Records show an average of 20 out of 36 tropical cyclones enter the country’s area of responsibility. “There is no month in the Philippines which is free from typhoons,” PAGASA says.
The US National Oceanic and Atmospheric Administration defines typhoons as “a type of large storm system having a circular or spiral system of violent winds, typically hundreds of kilometers in diameter.”
When storms occur in the Western Pacific, they are called typhoons. But when these storms happen in the Atlantic Ocean and Eastern Pacific, it is called a hurricane. In the Indian Ocean, they are known as tropical cyclones. In other words, all three are the same weather phenomenon.
Among Filipinos, they’re known simply as bagyo, a term that came into existence after a 1911 storm in Baguio which had a record rainfall of 46 inches within a 24-hour period.
“About 95 percent of the tropical cyclones affecting the Philippines originate in the Pacific Ocean while the rest come from the South China Sea,” PAGASA says.
According to PAGASA, typhoons usually occur from the month of June to November. Most, however, occur in the months of July and August “though other months outside of this period are not entirely free from tropical cyclones.”
During the early part of the typhoon season, PAGASA claims, tropical cyclones pass the northern regions of the country. In the latter part (from October to December), the central and southern parts are more prone to the passage.

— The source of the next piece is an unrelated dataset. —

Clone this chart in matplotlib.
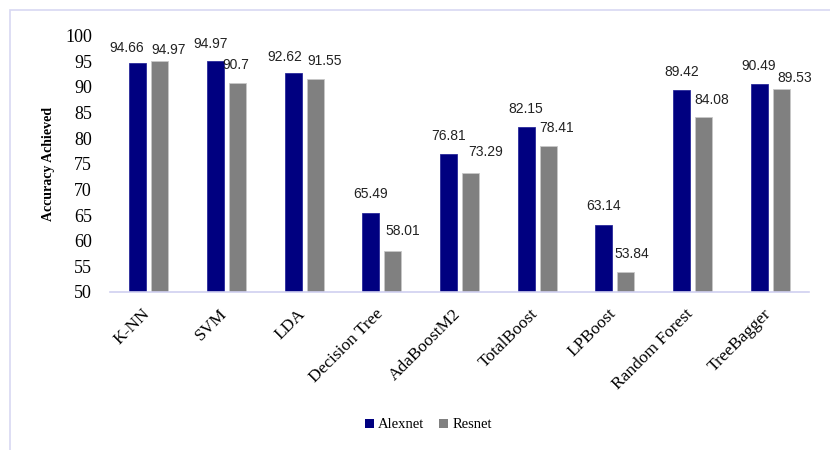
import matplotlib
matplotlib.use("Agg")
import matplotlib.pyplot as plt
from matplotlib.patches import Rectangle, Patch
from matplotlib.transforms import ScaledTranslation
import numpy as np

# Data
classifiers = ["K-NN", "SVM", "LDA", "Decision Tree", "AdaBoostM2",
               "TotalBoost", "LPBoost", "Random Forest", "TreeBagger"]
alexnet = [94.66, 94.97, 92.62, 65.49, 76.81, 82.15, 63.14, 89.42, 90.49]
resnet = [94.97, 90.7, 91.55, 58.01, 73.29, 78.41, 53.84, 84.08, 89.53]
yticks = [50, 55, 60, 65, 70, 75, 80, 85, 90, 95, 100]

# Label nudges (pixels) so value labels do not collide
alex_dx = [-11, -4.5, -8.5, 0, 0, 0, 0, 0, 0]
alex_dy = [14.7, 17.7, 16, 18.3, 18.3, 18.4, 18.6, 18, 18.3]
res_dx = [9, -1.6, 9, 10, 15.5, 8.7, 6, 8.3, 13.3]
res_dy = [11.3, 18, 17.6, 19.7, 20.4, 18, 18, 17.6, 11.4]

W, H, DPI = 830, 450, 100
fig = plt.figure(figsize=(W / DPI, H / DPI), dpi=DPI)

# Chart-area border
fig.patches.append(Rectangle((10 / W, -0.05), 1.2, (H - 10) / H + 0.05,
                             transform=fig.transFigure, fill=False,
                             edgecolor="#d8d8f2", linewidth=1.2))

left, right = 110 / W, 809 / W
bottom, top = (H - 292) / H, (H - 35.5) / H
ax = fig.add_axes([left, bottom, right - left, top - bottom])

x = np.arange(len(classifiers))
bw = 0.22
off = 0.143
ax.bar(x - off, alexnet, bw, color="#000080",
       edgecolor="#2a2a9a", linewidth=0.6, label="Alexnet", zorder=2)
ax.bar(x + off, resnet, bw, color="#808080",
       edgecolor="#c8c8c8", linewidth=0.6, label="Resnet", zorder=2)

ax.set_ylim(50, 100)
ax.set_xlim(-0.5, len(classifiers) - 0.5)
ax.set_yticks(yticks)
ax.set_yticklabels([str(v) for v in yticks], fontfamily="Liberation Serif",
                   fontsize=13)
ax.tick_params(axis="y", length=0, pad=13)
ax.set_xticks(x)
ax.set_xticklabels(classifiers, rotation=45, ha="right", va="top",
                   rotation_mode="anchor", fontfamily="Liberation Serif",
                   fontsize=12.5)
ax.tick_params(axis="x", length=0, pad=10)
shift = ScaledTranslation(-7 / DPI, 0, fig.dpi_scale_trans)
for lbl in ax.get_xticklabels():
    lbl.set_transform(lbl.get_transform() + shift)

for s in ("top", "right", "left"):
    ax.spines[s].set_visible(False)
ax.spines["bottom"].set_color("#d0d0f0")
ax.spines["bottom"].set_linewidth(1.2)
ax.spines["bottom"].set_zorder(3)

ax.set_ylabel("Accuracy Achieved", fontfamily="Liberation Serif",
              fontweight="bold", fontsize=10)
ax.yaxis.set_label_coords((55 - 110) / (809 - 110), 0.5)

for i in range(len(classifiers)):
    ax.annotate(f"{alexnet[i]:g}", (x[i] - off, alexnet[i]),
                xytext=(alex_dx[i], alex_dy[i]), textcoords="offset pixels",
                ha="center", va="center", fontsize=10,
                fontfamily="Liberation Sans", color="#222222")
    ax.annotate(f"{resnet[i]:g}", (x[i] + off, resnet[i]),
                xytext=(res_dx[i], res_dy[i]), textcoords="offset pixels",
                ha="center", va="center", fontsize=10,
                fontfamily="Liberation Sans", color="#222222")

handles = [Patch(facecolor="#000080"), Patch(facecolor="#808080")]
fig.legend(handles, ["Alexnet", "Resnet"], loc="center",
           bbox_to_anchor=(428.5 / W, 1 - 425 / H), ncol=2, frameon=False,
           prop={"family": "Liberation Serif", "size": 10.5},
           handlelength=0.6, handleheight=0.6, handletextpad=0.3,
           columnspacing=1.0)

fig.savefig("out.png", dpi=DPI)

The weather bureau considers tropical cyclones as “the most commonly occurring natural hazard in the country.”
A flood, on the other hand, is an overflow of water that submerges land which is normally dry. Given the location and the topography of the country, the Philippines experiences five weather-causing phenomena which can bring floods. These are thunderstorms, cold front, monsoons, intertropical convergence zone (ITCZ), and tropical cyclones.
“Floods are due to the complex combination of weather, climatic and human activities,” explained Rosalie C. Pagulayan, PAGASA weather specialist II during a seminar-workshop convened by the Department of Science and Technology in Davao City recently. “Most floods occur as a result of moderate-to-large-scale rainfall events.”
As floods are common throughout the country, the weather bureau has launched the Flood Early Warning System (FEWS) capacities. It has five basic elements: prediction, detection, communication, decision-making, and mobilization.
“In any disaster of a given magnitude, the first line of defense is still awareness of the communities at risk,” reminded Pagulayan.